AIM:
Leave out the pictures and print only the lines from the one with "Give me the matplotlib source for this chart." through the one with "sin2 = np.linspace(0.3, 0.7, 33)", exactly as they are.

************

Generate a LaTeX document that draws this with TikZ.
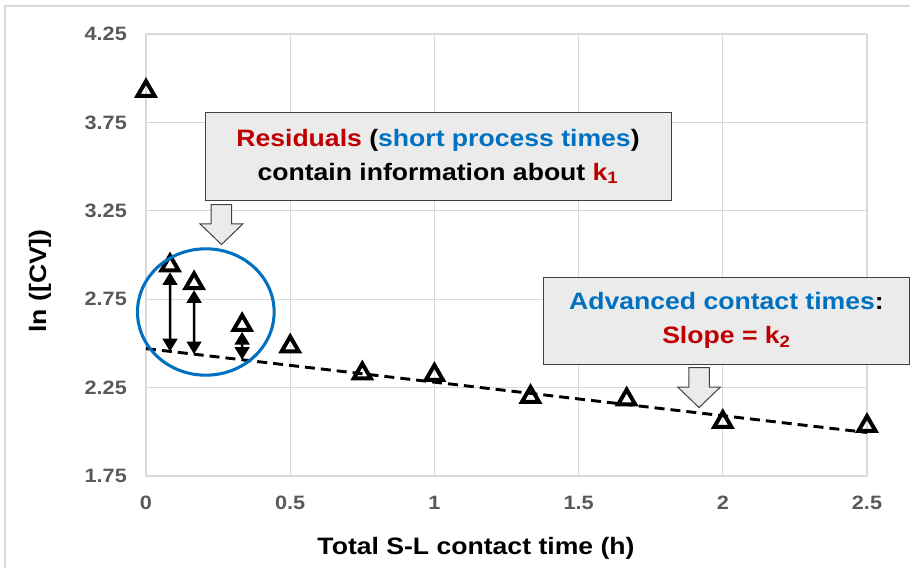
\documentclass[tikz,border=0pt]{standalone}
\usepackage{fontspec}
\setmainfont{Liberation Sans}[FakeStretch=1.12]
\usetikzlibrary{shapes.geometric,arrows.meta}

\definecolor{gridgray}{RGB}{217,217,217}
\definecolor{tickgray}{RGB}{89,89,89}
\definecolor{boxfill}{RGB}{235,235,235}
\definecolor{boxedge}{RGB}{64,64,64}
\definecolor{xlred}{RGB}{192,0,0}
\definecolor{xlblue}{RGB}{0,112,192}

\begin{document}
\begin{tikzpicture}[
    x=216.3pt, y=132.6pt,
    grid/.style={gridgray, line width=1pt},
    ticklabel/.style={text=tickgray, font=\fontsize{14.5}{16}\selectfont\bfseries, inner sep=0pt},
    axistitle/.style={font=\fontsize{17.8}{20}\selectfont\bfseries, inner sep=0pt},
    marker/.style={draw, regular polygon, regular polygon sides=3, minimum size=14.7pt,
                   inner sep=0pt, line width=3pt, yshift=-1.8pt},
    fitline/.style={dash pattern=on 7.5pt off 4.5pt, line width=2.2pt},
    resid/.style={line width=1.9pt, {Triangle[length=9.5pt,width=11pt]}-{Triangle[length=9.5pt,width=11pt]}},
    notebox/.style={draw=boxedge, fill=boxfill, line width=0.75pt, align=center, inner sep=0pt,
                    minimum height=65.25pt, font=\fontsize{17.8}{25.5}\selectfont\bfseries},
    callout/.pic={\draw[boxedge, fill=boxfill, line width=0.75pt]
        (-7.7pt,0) -- (7.7pt,0) -- (7.7pt,-14.6pt) -- (16pt,-14.6pt) -- (0,-30pt)
        -- (-16pt,-14.6pt) -- (-7.7pt,-14.6pt) -- cycle;}
]
\useasboundingbox (-0.50624,1.22964) rectangle (2.64910,4.44231);

% chart frame
\draw[grid] (-0.4889,1.22964) -- (-0.4889,4.4084) -- (2.6491,4.4084);

% grid and tick labels
\foreach \v [count=\i] in {1.75,2.25,2.75,3.25,3.75,4.25} {
    \draw[grid] (0,\v) -- (2.5,\v);
    \node[ticklabel, anchor=east] (ylab\i) at ([xshift=-14.2pt]0,\v) {\v};
}
\foreach \v [count=\i] in {0,0.5,1,1.5,2,2.5} {
    \draw[grid] (\v,1.75) -- (\v,4.25);
    \node[ticklabel] (xlab\i) at ([yshift=-20pt]\v,1.75) {\v};
}

\node[axistitle] (xtitle) at (1.1442,1.3428) {Total S-L contact time (h)};
\node[axistitle, rotate=90] (ytitle) at (-0.3675,2.853) {ln ([CV])};

% linear fit for the long contact times
\coordinate (fit0) at (0,2.4706);
\coordinate (fit1) at (2.5,1.996);
\draw[fitline] (fit0) -- (fit1);
\path (fit0) -- (fit1) coordinate[pos=0.03333] (r2) coordinate[pos=0.06667] (r3)
                       coordinate[pos=0.13333] (r4);

% measured points
\foreach \tx/\ty [count=\i] in {0/3.9417, 0.0833/2.9548, 0.1667/2.854, 0.3333/2.618,
        0.5/2.4966, 0.75/2.3439, 1/2.3354, 1.3333/2.211, 1.6667/2.1968, 2/2.0696, 2.5/2.047}
    \node[marker] (p\i) at (\tx,\ty) {};

% residuals
\draw[resid] (p2.south) -- (r2);
\draw[resid] (p3.south) -- (r3);
\draw[resid] (p4.south) -- (r4);

\node[draw=xlblue, line width=2.3pt, ellipse, inner sep=0pt,
      minimum width=102.5pt, minimum height=94.8pt] (zone) at (0.2074,2.6776) {};

% notes
\node[notebox, minimum width=349.5pt] (resbox) at (1.0125,3.5571)
    {\textcolor{xlred}{Residuals} (\textcolor{xlblue}{short process times})\\
     contain information about \textcolor{xlred}{k\textsubscript{1}}};
\pic at ([xshift=-162.4pt, yshift=-3pt]resbox.south) {callout};

\node[notebox, minimum width=273.75pt] (slopebox) at (2.0128,2.6295)
    {\textcolor{xlblue}{Advanced contact times}:\\
     \textcolor{xlred}{Slope = k\textsubscript{2}}};
\pic at ([xshift=-20.6pt, yshift=-2.3pt]slopebox.south) {callout};

\end{tikzpicture}
\end{document}
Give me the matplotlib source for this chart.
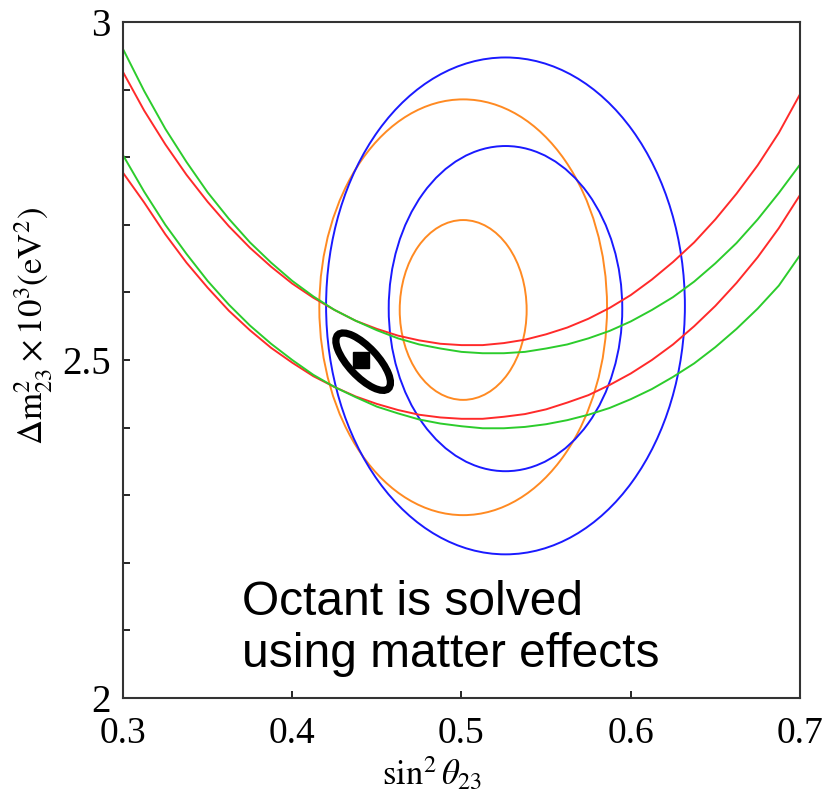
import numpy as np
import matplotlib
matplotlib.use("Agg")
import matplotlib.pyplot as plt
from matplotlib.patches import Ellipse
from matplotlib import transforms

plt.rcParams["mathtext.fontset"] = "stix"

# sin^2(theta23) grid for the disappearance curves
sin2 = np.linspace(0.3, 0.7, 33)

# dm^2_23 (x 1e-3 eV^2) along each curve
red_upper = [2.926, 2.869, 2.819, 2.774, 2.734, 2.698, 2.666, 2.638, 2.613,
             2.592, 2.574, 2.558, 2.546, 2.536, 2.529, 2.524, 2.522, 2.522,
             2.525, 2.530, 2.538, 2.548, 2.561, 2.577, 2.596, 2.619, 2.645,
             2.674, 2.708, 2.746, 2.788, 2.836, 2.893]
green_upper = [2.960, 2.898, 2.842, 2.793, 2.748, 2.709, 2.674, 2.644, 2.617,
               2.594, 2.574, 2.558, 2.544, 2.532, 2.523, 2.517, 2.512, 2.510,
               2.510, 2.512, 2.517, 2.523, 2.532, 2.543, 2.557, 2.574, 2.593,
               2.616, 2.643, 2.673, 2.708, 2.747, 2.789]
red_lower = [2.777, 2.733, 2.686, 2.644, 2.607, 2.573, 2.544, 2.518, 2.496,
             2.476, 2.460, 2.446, 2.435, 2.426, 2.419, 2.415, 2.413, 2.413,
             2.416, 2.420, 2.427, 2.437, 2.448, 2.463, 2.480, 2.500, 2.523,
             2.550, 2.580, 2.614, 2.652, 2.695, 2.744]
green_lower = [2.803, 2.749, 2.700, 2.657, 2.617, 2.582, 2.551, 2.524, 2.500,
               2.478, 2.460, 2.445, 2.431, 2.421, 2.412, 2.406, 2.402, 2.399,
               2.399, 2.401, 2.405, 2.411, 2.419, 2.429, 2.442, 2.457, 2.475,
               2.495, 2.519, 2.546, 2.576, 2.610, 2.655]

# allowed regions: (center x, center y, full width, full height, colour)
contours = [
    (0.501, 2.578, 0.170, 0.615, "#ff8a22"),
    (0.501, 2.574, 0.075, 0.266, "#ff8a22"),
    (0.526, 2.576, 0.138, 0.481, "#1a1aff"),
    (0.526, 2.580, 0.212, 0.735, "#1a1aff"),
]

# best fit point and its region
best_x, best_y = 0.4405, 2.500
fit_x, fit_y = 0.4419, 2.4975
fit_major, fit_minor, fit_angle = 0.109, 0.043, -47

fig = plt.figure(figsize=(8.26, 7.99), dpi=100)
ax = fig.add_axes([0.1489, 0.1264, 0.8196, 0.8461])

for vals, col in [(red_upper, "#ff2a2a"), (green_upper, "#2ccc2c"),
                  (red_lower, "#ff2a2a"), (green_lower, "#2ccc2c")]:
    ax.plot(sin2, vals, color=col, lw=1.4, solid_joinstyle="round")

for cx, cy, w, h, c in contours:
    ax.add_patch(Ellipse((cx, cy), w, h, fill=False, edgecolor=c, lw=1.4))

# the tilted ellipse is defined where 0.4 in x spans the same length as 1 in y
iso = transforms.Affine2D().scale(0.4, 1.0) + ax.transData
ax.add_patch(Ellipse((fit_x / 0.4, fit_y), fit_major, fit_minor, angle=fit_angle,
                     fill=False, edgecolor="black", lw=5.2, transform=iso))
ax.plot([best_x], [best_y], marker="s", color="black", ms=12, linestyle="none")

ax.set_xlim(0.3, 0.7)
ax.set_ylim(2.0, 3.0)
ax.set_xticks([0.3, 0.4, 0.5, 0.6, 0.7])
ax.set_xticklabels(["0.3", "0.4", "0.5", "0.6", "0.7"])
ax.set_yticks(np.arange(2.0, 3.01, 0.1))
ax.set_yticklabels(["2", "", "", "", "", "2.5", "", "", "", "", "3"])
ax.tick_params(direction="in", length=5, width=1.2,
               top=False, right=False, labelsize=28)
ax.tick_params(axis="x", pad=13, labelsize=27)
ax.tick_params(axis="y", pad=9)
for lab in ax.get_xticklabels() + ax.get_yticklabels():
    lab.set_family("Liberation Serif")
for sp in ax.spines.values():
    sp.set_linewidth(1.5)
    sp.set_color("#333333")

ax.set_xlabel(r"$\mathrm{sin}^2\,\theta_{23}$", fontsize=25)
ax.xaxis.set_label_coords(0.456, -0.084)
ax.set_ylabel(r"$\Delta \mathrm{m}^2_{23}\times 10^3(\mathrm{eV}^2)$", fontsize=25)
ax.yaxis.set_label_coords(-0.10, 0.55)

ax.text(0.1758, 0.0459, "Octant is solved\nusing matter effects",
        transform=ax.transAxes, family="Liberation Sans", fontsize=34.5,
        ha="left", va="baseline", linespacing=1.2)

fig.savefig("out.png", dpi=100)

************

COMPLETED TASK:
Give me the matplotlib source for this chart.
import numpy as np
import matplotlib
matplotlib.use("Agg")
import matplotlib.pyplot as plt
from matplotlib.patches import Ellipse
from matplotlib import transforms

plt.rcParams["mathtext.fontset"] = "stix"

# sin^2(theta23) grid for the disappearance curves
sin2 = np.linspace(0.3, 0.7, 33)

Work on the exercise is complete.